Temperature: thermophiles

All portions of thermophiles, as with psychrophiles, are constantly exposed to temperature; therefore, they have adapted all macromolecules (DNA, lipids, and proteins) and complexes (cell surface, ribosomes, RNA polymerase, and so on) to remain functional. Among the most studied aspects of adaptation for thermophiles are those found in proteins.
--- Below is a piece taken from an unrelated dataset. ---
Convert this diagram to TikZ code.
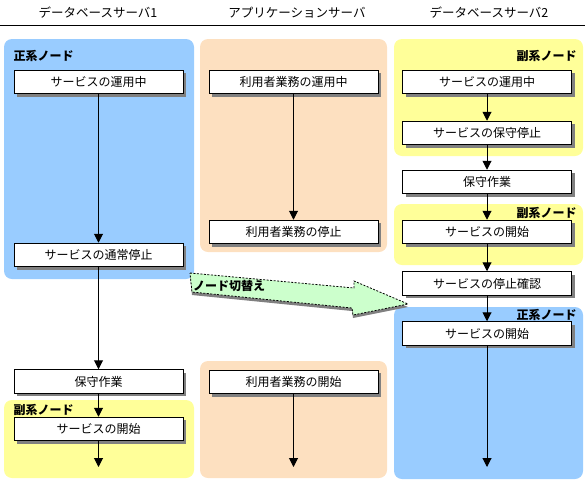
\documentclass[tikz,border=0pt]{standalone}
\usepackage{fontspec}
\setmainfont{Noto Sans CJK JP}
\usetikzlibrary{arrows.meta,shadows}
\definecolor{primblue}{RGB}{153,204,255}
\definecolor{secyellow}{RGB}{255,255,153}
\definecolor{apporange}{RGB}{253,224,192}
\definecolor{swgreen}{RGB}{204,255,204}

\begin{document}
\begin{tikzpicture}[x=1pt,y=-1pt,line width=1pt,
    box/.style={draw,fill=white,minimum width=169pt,minimum height=23.5pt,inner sep=0pt,
      font=\fontsize{12}{12}\selectfont,
      drop shadow={shadow xshift=3pt,shadow yshift=-3pt,fill=gray,opacity=1}},
    title/.style={font=\fontsize{12.5}{13}\selectfont},
    role/.style={font=\fontsize{12}{12}\selectfont\bfseries,inner sep=0pt},
    panel/.style={rounded corners=8pt},
    flow/.style={-{Triangle[width=9pt,length=9pt]}}]
\useasboundingbox (0,0) rectangle (588,480);
% panels
\fill[panel,primblue]  (  4, 39) rectangle (194,279);
\fill[panel,secyellow] (  4,400) rectangle (194,478);
\fill[panel,apporange] (200, 39) rectangle (387,252);
\fill[panel,apporange] (200,361) rectangle (387,478);
\fill[panel,secyellow] (394, 39) rectangle (583,156);
\fill[panel,secyellow] (394,204) rectangle (583,265);
\fill[panel,primblue]  (394,307) rectangle (583,479);
% header
\path
    ( 98,12.5) node [title] (db1)  {データベースサーバ1}
    (297,12.5) node [title] (app)  {アプリケーションサーバ}
    (489,12.5) node [title] (db2)  {データベースサーバ2};
\draw (0,25) -- (585,25);
% role labels
\path
    ( 13, 55.5) node [role,anchor=west] (prim1) {正系ノード}
    ( 13,409.5) node [role,anchor=west] (sec1)  {副系ノード}
    (577, 55.5) node [role,anchor=east] (sec2a) {副系ノード}
    (577,212.5) node [role,anchor=east] (sec2b) {副系ノード}
    (577,314.5) node [role,anchor=east] (prim2) {正系ノード};
% switch-over arrow
\fill[gray]
    (190,276) -- (354,291) -- (354,284) -- (408,307) -- (353,318) -- (352,311) -- (192,295) -- cycle;
\draw[fill=swgreen,dashed,dash pattern=on 2pt off 1.5pt,line width=.8pt]
    (190,273) -- (354,288) -- (354,281) -- (408,304) -- (353,315) -- (352,308) -- (192,292) -- cycle;
\node [role] (switch) at (229,286) {ノード切替え};
% database server 1
\path
    ( 98.5, 82  ) node [box] (svcrun1)   {サービスの運用中}
    ( 98.5,255  ) node [box] (svcstop1)  {サービスの通常停止}
    ( 98.5,381.5) node [box] (maint1)    {保守作業}
    ( 98.5,429  ) node [box] (svcstart1) {サービスの開始};
\coordinate (end1) at (98.5,467);
% application server
\path
    (293.5, 82  ) node [box] (apprun)    {利用者業務の運用中}
    (293.5,232  ) node [box] (appstop)   {利用者業務の停止}
    (293.5,382  ) node [box] (appstart)  {利用者業務の開始};
\coordinate (endapp) at (293.5,467);
% database server 2
\path
    (487, 82  ) node [box] (svcrun2)   {サービスの運用中}
    (487,133  ) node [box] (svchold2)  {サービスの保守停止}
    (487,182  ) node [box] (maint2)    {保守作業}
    (487,232  ) node [box] (svcstart2) {サービスの開始}
    (487,283.5) node [box] (svccheck2) {サービスの停止確認}
    (487,333.5) node [box] (svcprim2)  {サービスの開始};
\coordinate (end2) at (487,467);
% flows
\draw[flow] (svcrun1)   -- (svcstop1);
\draw[flow] (svcstop1)  -- (maint1);
\draw[flow] (maint1)    -- (svcstart1);
\draw[flow] (svcstart1) -- (end1);
\draw[flow] (apprun)    -- (appstop);
\draw[flow] (appstart)  -- (endapp);
\draw[flow] (svcrun2)   -- (svchold2);
\draw[flow] (svchold2)  -- (maint2);
\draw[flow] (maint2)    -- (svcstart2);
\draw[flow] (svcstart2) -- (svccheck2);
\draw[flow] (svccheck2) -- (svcprim2);
\draw[flow] (svcprim2)  -- (end2);
\end{tikzpicture}
\end{document}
Additional networks of hydrogen bonds, decreased length of surface loops, enhanced secondary structure propensity, higher core hydrophobicity, increased van der Waals interactions, ionic interactions, and increased packing density have all been shown to contribute to protein thermostability²². It was more recently shown that, in addition to using the above mechanisms, archaeal cells use a structure-stabilization approach (that is, proteins are more compact than their mesophilic homologs) but that bacterial cells use a sequence-stabilization approach (that is, a small number of strong interactions)⁵¹. Another well-studied aspect of adaptation is the lipid composition of thermophilic membranes. Certain organisms, like Thermatoga maritima, have novel/specific lipids (15, 16-dimethyl-30-glycerylox-triacontanedioic acid)¹¹. The ether-based lipids of archaea have also been shown to be resistant to hydrolysis at high temperatures. These are also found in meso- and psychrophiles and so are not a specific thermal adaptation. However, some thermophilic archaeal cells do contain a monolayer composed of a “fused lipid bi-layer” that has also been shown to resist hydrolysis at higher temperatures²⁴.

The DNA of thermophiles also has a thermal resistance in that it has positive supertwists added by reverse gyrase⁵². Additionally, an increase in GC base pairs in specific regions (stem-loops) has been shown to stabilize DNA. Archaeal thermophiles also have histones that are closely related to the H2A/B, H3, and H4 core histone of eukaryotes. The binding of these histones has been shown to increase the melting temperature of DNA⁵³.